Would you transcribe the listing that follows, character for character, and omit its images?

#### [PROVIDED DATA]
^^^^^^^^^^^^^^^^
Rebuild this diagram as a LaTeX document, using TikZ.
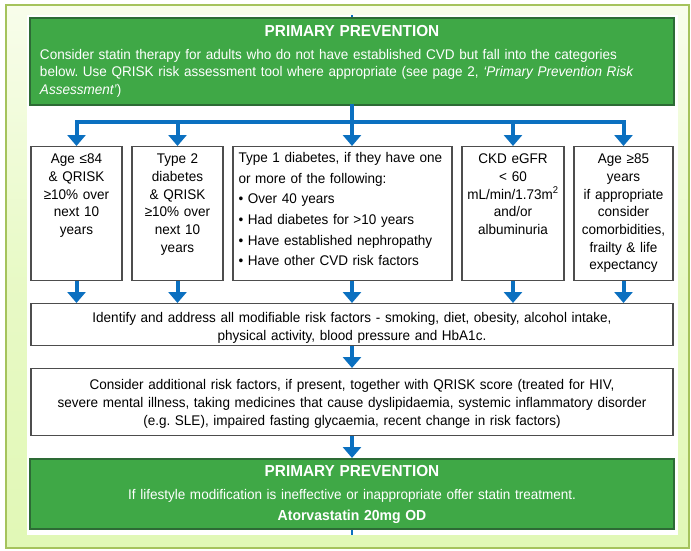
\documentclass[tikz,border=0pt]{standalone}
\usepackage{fontspec}
\setmainfont{Liberation Sans}[FakeStretch=0.965]
\frenchspacing
\usetikzlibrary{arrows.meta}

\definecolor{primgreen}{HTML}{3FA846}
\definecolor{darkgreen}{HTML}{2D6B35}
\definecolor{flowblue}{HTML}{0B70C0}
\definecolor{boxgray}{HTML}{4D4D4D}
\definecolor{lightgreen}{HTML}{E1F8B6}
\definecolor{palegreen}{HTML}{F8FDEB}
\definecolor{framegreen}{HTML}{A5C35C}

\begin{document}
\begin{tikzpicture}[x=1pt,y=-1pt,
    body/.style={font=\fontsize{14}{17.7}\selectfont},
    box/.style={body, draw=boxgray, line width=1.2pt, fill=white, inner sep=0pt, anchor=north, align=center},
    greenbox/.style={draw=darkgreen, line width=1.5pt, fill=primgreen, text=white, inner sep=0pt, anchor=north},
    flow/.style={draw=flowblue, line width=4pt, -{Triangle[width=18pt,length=11pt]}},
    spine/.style={draw=flowblue, line width=4pt, line cap=rect},
    link/.style={draw=flowblue, line width=2.5pt}]

    % Background and frame
    \useasboundingbox (0,0) rectangle (691,550);
    \fill[white] (0,0) rectangle (691,550);
    \shade[top color=palegreen, bottom color=lightgreen, middle color=lightgreen!70!palegreen] (6,5) rectangle (689,548);
    \draw[framegreen, line width=2pt] (6,5) rectangle (689,548);
    \fill[white] (27,15) rectangle (678,535);

    % Top box
    \node[greenbox, text width=624pt, inner xsep=10pt, text height=19pt, text depth=68pt,
          font=\fontsize{14}{17.5}\selectfont] (top) at (352,17)
        {{\centering\fontsize{15.9}{17.5}\selectfont\bfseries PRIMARY PREVENTION\par}\vspace{5pt}%
         \raggedright Consider statin therapy for adults who do not have established CVD but fall into the categories\\
         below. Use QRISK risk assessment tool where appropriate (see page 2, \textit{‘Primary Prevention Risk\\
         Assessment’})};

    % Categories
    \node[box, text width=91pt, text height=17pt, text depth=117pt] (age) at (76.5,146)
        {Age ≤84\\ \& QRISK\\ ≥10\% over\\ next 10\\ years};
    \node[box, text width=91pt, text height=17pt, text depth=117pt] (type2) at (177.5,146)
        {Type 2\\ diabetes\\ \& QRISK\\ ≥10\% over\\ next 10\\ years};
    \node[box, text width=208pt, inner xsep=5.5pt, text height=16pt, text depth=118pt, align=left,
          font=\fontsize{14}{20.6}\selectfont] (type1) at (342.5,146)
        {Type 1 diabetes, if they have one\\ or more of the following:\\ • Over 40 years\\
         • Had diabetes for >10 years\\ • Have established nephropathy\\ • Have other CVD risk factors};
    \node[box, text width=102pt, text height=17pt, text depth=117pt] (ckd) at (513,146)
        {CKD eGFR\\ < 60\\ mL/min/1.73m\textsuperscript{2}\\ and/or\\ albuminuria};
    \node[box, text width=99pt, text height=17pt, text depth=117pt] (old) at (623.5,146)
        {Age ≥85\\ years\\ if appropriate\\ consider\\ comorbidities,\\ frailty \& life\\ expectancy};

    % Lower steps
    \node[box, text width=642pt, text height=19pt, text depth=23pt] (ident) at (352,303)
        {Identify and address all modifiable risk factors - smoking, diet, obesity, alcohol intake,\\
         physical activity, blood pressure and HbA1c.};
    \node[box, text width=642pt, text height=21pt, text depth=46pt] (extra) at (352,368)
        {Consider additional risk factors, if present, together with QRISK score (treated for HIV,\\
         severe mental illness, taking medicines that cause dyslipidaemia, systemic inflammatory disorder\\
         (e.g. SLE), impaired fasting glycaemia, recent change in risk factors)};
    \node[greenbox, text width=644pt, text height=18pt, text depth=52pt, align=center,
          font=\fontsize{14}{21}\selectfont] (final) at (352,458)
        {{\fontsize{15.9}{21}\selectfont\bfseries PRIMARY PREVENTION}\\[2pt]
         If lifestyle modification is ineffective or inappropriate offer statin treatment.\\
         {\fontsize{14.5}{21}\selectfont\bfseries Atorvastatin 20mg OD}};

    % Connectors
    \coordinate (topin) at (352,15);
    \coordinate (botout) at (352,535);
    \coordinate (split) at (352,122);
    \draw[link] (topin) -- (top.north);
    \draw[link] (final.south) -- (botout);
    \draw[spine] (top.south) -- (split);
    \draw[spine] (age.north |- split) -- (old.north |- split);
    \foreach \n in {age,type2,ckd,old}
        \draw[flow] (\n.north |- split) -- (\n.north);
    \draw[flow] (split) -- (split |- type1.north);
    \foreach \n in {age,type2,ckd,old}
        \draw[flow] (\n.south) -- (\n.south |- ident.north);
    \draw[flow] (type1.south -| split) -- (ident.north -| split);
    \draw[flow] (ident.south) -- (extra.north);
    \draw[flow] (extra.south) -- (final.north);
\end{tikzpicture}
\end{document}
^^^^^^^^^^^^^^^^
#### [SOLUTION TO THE EXERCISE]
Rebuild this diagram as a LaTeX document, using TikZ.
\documentclass[tikz,border=0pt]{standalone}
\usepackage{fontspec}
\setmainfont{Liberation Sans}[FakeStretch=0.965]
\frenchspacing
\usetikzlibrary{arrows.meta}

\definecolor{primgreen}{HTML}{3FA846}
\definecolor{darkgreen}{HTML}{2D6B35}
\definecolor{flowblue}{HTML}{0B70C0}
\definecolor{boxgray}{HTML}{4D4D4D}
\definecolor{lightgreen}{HTML}{E1F8B6}
\definecolor{palegreen}{HTML}{F8FDEB}
\definecolor{framegreen}{HTML}{A5C35C}

\begin{document}
\begin{tikzpicture}[x=1pt,y=-1pt,
    body/.style={font=\fontsize{14}{17.7}\selectfont},
    box/.style={body, draw=boxgray, line width=1.2pt, fill=white, inner sep=0pt, anchor=north, align=center},
    greenbox/.style={draw=darkgreen, line width=1.5pt, fill=primgreen, text=white, inner sep=0pt, anchor=north},
    flow/.style={draw=flowblue, line width=4pt, -{Triangle[width=18pt,length=11pt]}},
    spine/.style={draw=flowblue, line width=4pt, line cap=rect},
    link/.style={draw=flowblue, line width=2.5pt}]

    % Background and frame
    \useasboundingbox (0,0) rectangle (691,550);
    \fill[white] (0,0) rectangle (691,550);
    \shade[top color=palegreen, bottom color=lightgreen, middle color=lightgreen!70!palegreen] (6,5) rectangle (689,548);
    \draw[framegreen, line width=2pt] (6,5) rectangle (689,548);
    \fill[white] (27,15) rectangle (678,535);

    % Top box
    \node[greenbox, text width=624pt, inner xsep=10pt, text height=19pt, text depth=68pt,
          font=\fontsize{14}{17.5}\selectfont] (top) at (352,17)
        {{\centering\fontsize{15.9}{17.5}\selectfont\bfseries PRIMARY PREVENTION\par}\vspace{5pt}%
         \raggedright Consider statin therapy for adults who do not have established CVD but fall into the categories\\
         below. Use QRISK risk assessment tool where appropriate (see page 2, \textit{‘Primary Prevention Risk\\
         Assessment’})};

    % Categories
    \node[box, text width=91pt, text height=17pt, text depth=117pt] (age) at (76.5,146)
        {Age ≤84\\ \& QRISK\\ ≥10\% over\\ next 10\\ years};
    \node[box, text width=91pt, text height=17pt, text depth=117pt] (type2) at (177.5,146)
        {Type 2\\ diabetes\\ \& QRISK\\ ≥10\% over\\ next 10\\ years};
    \node[box, text width=208pt, inner xsep=5.5pt, text height=16pt, text depth=118pt, align=left,
          font=\fontsize{14}{20.6}\selectfont] (type1) at (342.5,146)
        {Type 1 diabetes, if they have one\\ or more of the following:\\ • Over 40 years\\
         • Had diabetes for >10 years\\ • Have established nephropathy\\ • Have other CVD risk factors};
    \node[box, text width=102pt, text height=17pt, text depth=117pt] (ckd) at (513,146)
        {CKD eGFR\\ < 60\\ mL/min/1.73m\textsuperscript{2}\\ and/or\\ albuminuria};
    \node[box, text width=99pt, text height=17pt, text depth=117pt] (old) at (623.5,146)
        {Age ≥85\\ years\\ if appropriate\\ consider\\ comorbidities,\\ frailty \& life\\ expectancy};

    % Lower steps
    \node[box, text width=642pt, text height=19pt, text depth=23pt] (ident) at (352,303)
        {Identify and address all modifiable risk factors - smoking, diet, obesity, alcohol intake,\\
         physical activity, blood pressure and HbA1c.};
    \node[box, text width=642pt, text height=21pt, text depth=46pt] (extra) at (352,368)
        {Consider additional risk factors, if present, together with QRISK score (treated for HIV,\\
         severe mental illness, taking medicines that cause dyslipidaemia, systemic inflammatory disorder\\
         (e.g. SLE), impaired fasting glycaemia, recent change in risk factors)};
    \node[greenbox, text width=644pt, text height=18pt, text depth=52pt, align=center,
          font=\fontsize{14}{21}\selectfont] (final) at (352,458)
        {{\fontsize{15.9}{21}\selectfont\bfseries PRIMARY PREVENTION}\\[2pt]
         If lifestyle modification is ineffective or inappropriate offer statin treatment.\\
         {\fontsize{14.5}{21}\selectfont\bfseries Atorvastatin 20mg OD}};

    % Connectors
    \coordinate (topin) at (352,15);
    \coordinate (botout) at (352,535);
    \coordinate (split) at (352,122);
    \draw[link] (topin) -- (top.north);
    \draw[link] (final.south) -- (botout);
    \draw[spine] (top.south) -- (split);
    \draw[spine] (age.north |- split) -- (old.north |- split);
    \foreach \n in {age,type2,ckd,old}
        \draw[flow] (\n.north |- split) -- (\n.north);
    \draw[flow] (split) -- (split |- type1.north);
    \foreach \n in {age,type2,ckd,old}
        \draw[flow] (\n.south) -- (\n.south |- ident.north);
    \draw[flow] (type1.south -| split) -- (ident.north -| split);
    \draw[flow] (ident.south) -- (extra.north);
    \draw[flow] (extra.south) -- (final.north);
\end{tikzpicture}
\end{document}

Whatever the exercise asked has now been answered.